Exercise task: Retype all material exactly. Pictures stay out of the copy.

Dataset excerpt:

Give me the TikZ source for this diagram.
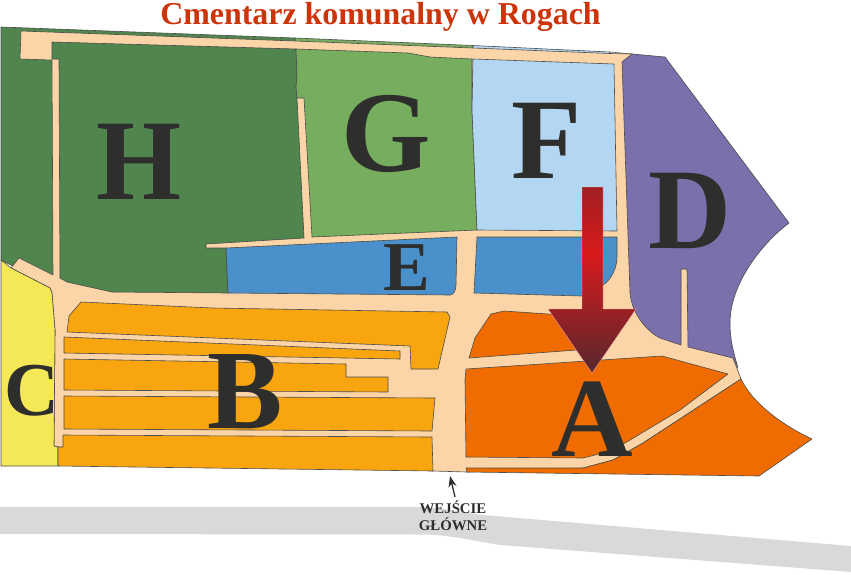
\documentclass[tikz,border=0pt]{standalone}
\usepackage{fontspec}
\setmainfont{Liberation Serif}
\usetikzlibrary{arrows.meta}
\definecolor{roadc}{HTML}{FBD4A7}
\definecolor{hc}{HTML}{50864E}
\definecolor{gc}{HTML}{76AD5E}
\definecolor{fc}{HTML}{B3D7F3}
\definecolor{ec}{HTML}{4A91CB}
\definecolor{dc}{HTML}{7B70AC}
\definecolor{cc}{HTML}{F4E857}
\definecolor{bc}{HTML}{F8A50F}
\definecolor{ac}{HTML}{F06C00}
\definecolor{inkc}{HTML}{2E2E2C}
\definecolor{streetc}{HTML}{D8DADA}
\definecolor{titlec}{HTML}{CC340A}
\definecolor{tipc}{HTML}{56282F}
\definecolor{midc}{HTML}{D81A1B}
\definecolor{topc}{HTML}{A01F22}
\pgfdeclareverticalshading{bigarrowshade}{100bp}{
 color(0bp)=(tipc); color(25bp)=(tipc); color(57bp)=(midc); color(75bp)=(topc); color(100bp)=(topc)}
\tikzset{
 lot/.style={draw=inkc!85,line width=0.6pt,line join=round},
 big/.style={anchor=base,inner sep=0pt,text=inkc,font=\bfseries\fontsize{#1}{#1}\selectfont},
 big/.default=115,
 gatetext/.style={anchor=base,inner sep=0pt,text=inkc,font=\bfseries\fontsize{14.8}{14.8}\selectfont}
}
\begin{document}
\begin{tikzpicture}[x=1pt,y=-1pt]
\useasboundingbox (0,0) rectangle (851,574);
% street
\fill[streetc] (0,507) -- (420,507) .. controls (445,508) and (460,512) .. (483,515) -- (851,546) -- (851,572) -- (500,545) .. controls (475,541) and (450,535) .. (425,534.5) -- (0,534) -- cycle;
% base strips
\path[lot,fill=hc] (1,27) -- (295,38) -- (295,60) -- (60,60) -- (60,290) -- (1,260) -- cycle;
\path[lot,fill=gc] (295,38) -- (473,45.5) -- (473,52) -- (295,45) -- cycle;
\path[lot,fill=fc] (473,45.5) -- (610,52) -- (610,56) -- (473,50) -- cycle;
\draw[lot] (610,52) -- (632,54);
% road network
\path[lot,fill=roadc] (21,31) -- (295,41) -- (473,48) -- (610,53.5) -- (632,54) -- (665,62) -- (770,225) -- (735,260) -- (715,323) -- (733,358) -- (741,379)
 -- (643,443) -- (613,460) -- (583,468) -- (467,472) -- (433,471) -- (58,447) -- (54,446) -- (55,330) -- (52,293) -- (50,288)
 -- (11,268) -- (19,258) -- (53,275) -- (52,60) -- (20,59) -- cycle;
% H
\path[lot,fill=hc] (52,42) -- (296,49) -- (297,77) -- (296,87) -- (297,98) -- (304,238) -- (206,244) -- (206,248) -- (226,248)
 -- (228,293) -- (112,292) -- (67,282) -- (60,278) -- (59,59) -- (52,59) -- cycle;
% G
\path[lot,fill=gc] (296,49) -- (408,53) -- (430,57) -- (472,59) -- (472,110) -- (477,230) -- (312,237) -- (304,98) -- (297,98)
 -- (296,87) -- (297,77) -- cycle;
% F
\path[lot,fill=fc] (473,59) -- (614,64) -- (617,231) -- (477,230) -- (472,110) -- cycle;
% E
\path[lot,fill=ec] (226,248) -- (457,237) -- (456,285) .. controls (456,291) and (453,295) .. (450,295) -- (228,293) -- cycle;
\path[lot,fill=ec] (477,237) -- (617,237) -- (617,257) .. controls (617,268) and (611,280) .. (603,285) -- (581,296) -- (474,293) -- cycle;
% D
\path[lot,fill=dc] (632,54) -- (665,57) -- (789,223) .. controls (760,245) and (730,285) .. (730,323)
 .. controls (730,340) and (733,350) .. (738,368) -- (733,358) -- (688,347) -- (687,269) -- (681,269) -- (681,345) -- (660,338)
 .. controls (648,332) and (632,315) .. (630,293) -- (622,62) -- cycle;
% C
\path[lot,fill=cc] (1,260) -- (11,268) -- (50,288) -- (52,293) -- (55,330) -- (54,446) -- (58,447) -- (58,466) -- (1,466) -- cycle;
% B
\path[lot,fill=bc] (81,302) -- (213,308) -- (447,312) -- (450,317) -- (438,369) -- (411,369) -- (410,346) -- (67,332) -- (69,316) -- cycle;
\path[lot,fill=bc] (64,337) -- (400,351) -- (400,359) -- (64,353) -- cycle;
\path[lot,fill=bc] (64,359) -- (346,364) -- (346,377) -- (388,377) -- (388,392) -- (64,390) -- cycle;
\path[lot,fill=bc] (64,396) -- (435,398) -- (432,431) -- (64,429) -- cycle;
\path[lot,fill=bc] (63,435) -- (432,437) -- (433,471) -- (58,466) -- (58,447) -- (63,447) -- cycle;
% A
\path[lot,fill=ac] (469,358) -- (475,338) -- (491,314) -- (504,311) -- (548,314) -- (575,316) -- (590,349) -- cycle;
\path[lot,fill=ac] (466,369) -- (662,356) -- (728,374) -- (680,410) -- (625,443) -- (603,453) -- (583,458) -- (466,457) -- (465,380) -- cycle;
\path[lot,fill=ac] (466,468) -- (583,468) -- (613,460) -- (643,443) -- (741,379) .. controls (752,402) and (780,424) .. (812,439)
 -- (759,476) -- (467,472) -- cycle;
% big arrow
\shade[shading=bigarrowshade,draw=white!70!red,line width=0.3pt] (582,187) -- (603,187) -- (603,309) -- (636,309) -- (592,373) -- (548,309) -- (582,309) -- cycle;
% letters
\node[big=115] (lh) at (139,199) {\scalebox{0.95}[1]{H}};
\node[big=115] (lg) at (386,171) {G};
\node[big=115] (lf) at (547,178) {F};
\node[big=115] (ld) at (690,248) {D};
\node[big=70] (le) at (407,290) {E};
\node[big=113] (lb) at (245,428) {B};
\node[big=76] (lc) at (32,415) {C};
\node[big=113] (la) at (592,456) {A};
% title
\node[anchor=base,inner sep=0pt,text=titlec,font=\bfseries\fontsize{31.9}{31.9}\selectfont] (title) at (380.5,24) {Cmentarz komunalny w Rogach};
% entrance
\node[gatetext] (wej) at (453,513) {WEJŚCIE};
\node[gatetext] (glo) at (453,530) {GŁÓWNE};
\coordinate (gate) at (450,476);
\coordinate (gatefoot) at (455,497);
\draw[inkc,line width=1.3pt,-{Stealth[length=11pt,width=8pt]}] (gatefoot) -- (gate);
\end{tikzpicture}
\end{document}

Written response:
Give me the TikZ source for this diagram.
\documentclass[tikz,border=0pt]{standalone}
\usepackage{fontspec}
\setmainfont{Liberation Serif}
\usetikzlibrary{arrows.meta}
\definecolor{roadc}{HTML}{FBD4A7}
\definecolor{hc}{HTML}{50864E}
\definecolor{gc}{HTML}{76AD5E}
\definecolor{fc}{HTML}{B3D7F3}
\definecolor{ec}{HTML}{4A91CB}
\definecolor{dc}{HTML}{7B70AC}
\definecolor{cc}{HTML}{F4E857}
\definecolor{bc}{HTML}{F8A50F}
\definecolor{ac}{HTML}{F06C00}
\definecolor{inkc}{HTML}{2E2E2C}
\definecolor{streetc}{HTML}{D8DADA}
\definecolor{titlec}{HTML}{CC340A}
\definecolor{tipc}{HTML}{56282F}
\definecolor{midc}{HTML}{D81A1B}
\definecolor{topc}{HTML}{A01F22}
\pgfdeclareverticalshading{bigarrowshade}{100bp}{
 color(0bp)=(tipc); color(25bp)=(tipc); color(57bp)=(midc); color(75bp)=(topc); color(100bp)=(topc)}
\tikzset{
 lot/.style={draw=inkc!85,line width=0.6pt,line join=round},
 big/.style={anchor=base,inner sep=0pt,text=inkc,font=\bfseries\fontsize{#1}{#1}\selectfont},
 big/.default=115,
 gatetext/.style={anchor=base,inner sep=0pt,text=inkc,font=\bfseries\fontsize{14.8}{14.8}\selectfont}
}
\begin{document}
\begin{tikzpicture}[x=1pt,y=-1pt]
\useasboundingbox (0,0) rectangle (851,574);
% street
\fill[streetc] (0,507) -- (420,507) .. controls (445,508) and (460,512) .. (483,515) -- (851,546) -- (851,572) -- (500,545) .. controls (475,541) and (450,535) .. (425,534.5) -- (0,534) -- cycle;
% base strips
\path[lot,fill=hc] (1,27) -- (295,38) -- (295,60) -- (60,60) -- (60,290) -- (1,260) -- cycle;
\path[lot,fill=gc] (295,38) -- (473,45.5) -- (473,52) -- (295,45) -- cycle;
\path[lot,fill=fc] (473,45.5) -- (610,52) -- (610,56) -- (473,50) -- cycle;
\draw[lot] (610,52) -- (632,54);
% road network
\path[lot,fill=roadc] (21,31) -- (295,41) -- (473,48) -- (610,53.5) -- (632,54) -- (665,62) -- (770,225) -- (735,260) -- (715,323) -- (733,358) -- (741,379)
 -- (643,443) -- (613,460) -- (583,468) -- (467,472) -- (433,471) -- (58,447) -- (54,446) -- (55,330) -- (52,293) -- (50,288)
 -- (11,268) -- (19,258) -- (53,275) -- (52,60) -- (20,59) -- cycle;
% H
\path[lot,fill=hc] (52,42) -- (296,49) -- (297,77) -- (296,87) -- (297,98) -- (304,238) -- (206,244) -- (206,248) -- (226,248)
 -- (228,293) -- (112,292) -- (67,282) -- (60,278) -- (59,59) -- (52,59) -- cycle;
% G
\path[lot,fill=gc] (296,49) -- (408,53) -- (430,57) -- (472,59) -- (472,110) -- (477,230) -- (312,237) -- (304,98) -- (297,98)
 -- (296,87) -- (297,77) -- cycle;
% F
\path[lot,fill=fc] (473,59) -- (614,64) -- (617,231) -- (477,230) -- (472,110) -- cycle;
% E
\path[lot,fill=ec] (226,248) -- (457,237) -- (456,285) .. controls (456,291) and (453,295) .. (450,295) -- (228,293) -- cycle;
\path[lot,fill=ec] (477,237) -- (617,237) -- (617,257) .. controls (617,268) and (611,280) .. (603,285) -- (581,296) -- (474,293) -- cycle;
% D
\path[lot,fill=dc] (632,54) -- (665,57) -- (789,223) .. controls (760,245) and (730,285) .. (730,323)
 .. controls (730,340) and (733,350) .. (738,368) -- (733,358) -- (688,347) -- (687,269) -- (681,269) -- (681,345) -- (660,338)
 .. controls (648,332) and (632,315) .. (630,293) -- (622,62) -- cycle;
% C
\path[lot,fill=cc] (1,260) -- (11,268) -- (50,288) -- (52,293) -- (55,330) -- (54,446) -- (58,447) -- (58,466) -- (1,466) -- cycle;
% B
\path[lot,fill=bc] (81,302) -- (213,308) -- (447,312) -- (450,317) -- (438,369) -- (411,369) -- (410,346) -- (67,332) -- (69,316) -- cycle;
\path[lot,fill=bc] (64,337) -- (400,351) -- (400,359) -- (64,353) -- cycle;
\path[lot,fill=bc] (64,359) -- (346,364) -- (346,377) -- (388,377) -- (388,392) -- (64,390) -- cycle;
\path[lot,fill=bc] (64,396) -- (435,398) -- (432,431) -- (64,429) -- cycle;
\path[lot,fill=bc] (63,435) -- (432,437) -- (433,471) -- (58,466) -- (58,447) -- (63,447) -- cycle;
% A
\path[lot,fill=ac] (469,358) -- (475,338) -- (491,314) -- (504,311) -- (548,314) -- (575,316) -- (590,349) -- cycle;
\path[lot,fill=ac] (466,369) -- (662,356) -- (728,374) -- (680,410) -- (625,443) -- (603,453) -- (583,458) -- (466,457) -- (465,380) -- cycle;
\path[lot,fill=ac] (466,468) -- (583,468) -- (613,460) -- (643,443) -- (741,379) .. controls (752,402) and (780,424) .. (812,439)
 -- (759,476) -- (467,472) -- cycle;
% big arrow
\shade[shading=bigarrowshade,draw=white!70!red,line width=0.3pt] (582,187) -- (603,187) -- (603,309) -- (636,309) -- (592,373) -- (548,309) -- (582,309) -- cycle;
% letters
\node[big=115] (lh) at (139,199) {\scalebox{0.95}[1]{H}};
\node[big=115] (lg) at (386,171) {G};
\node[big=115] (lf) at (547,178) {F};
\node[big=115] (ld) at (690,248) {D};
\node[big=70] (le) at (407,290) {E};
\node[big=113] (lb) at (245,428) {B};
\node[big=76] (lc) at (32,415) {C};
\node[big=113] (la) at (592,456) {A};
% title
\node[anchor=base,inner sep=0pt,text=titlec,font=\bfseries\fontsize{31.9}{31.9}\selectfont] (title) at (380.5,24) {Cmentarz komunalny w Rogach};
% entrance
\node[gatetext] (wej) at (453,513) {WEJŚCIE};
\node[gatetext] (glo) at (453,530) {GŁÓWNE};
\coordinate (gate) at (450,476);
\coordinate (gatefoot) at (455,497);
\draw[inkc,line width=1.3pt,-{Stealth[length=11pt,width=8pt]}] (gatefoot) -- (gate);
\end{tikzpicture}
\end{document}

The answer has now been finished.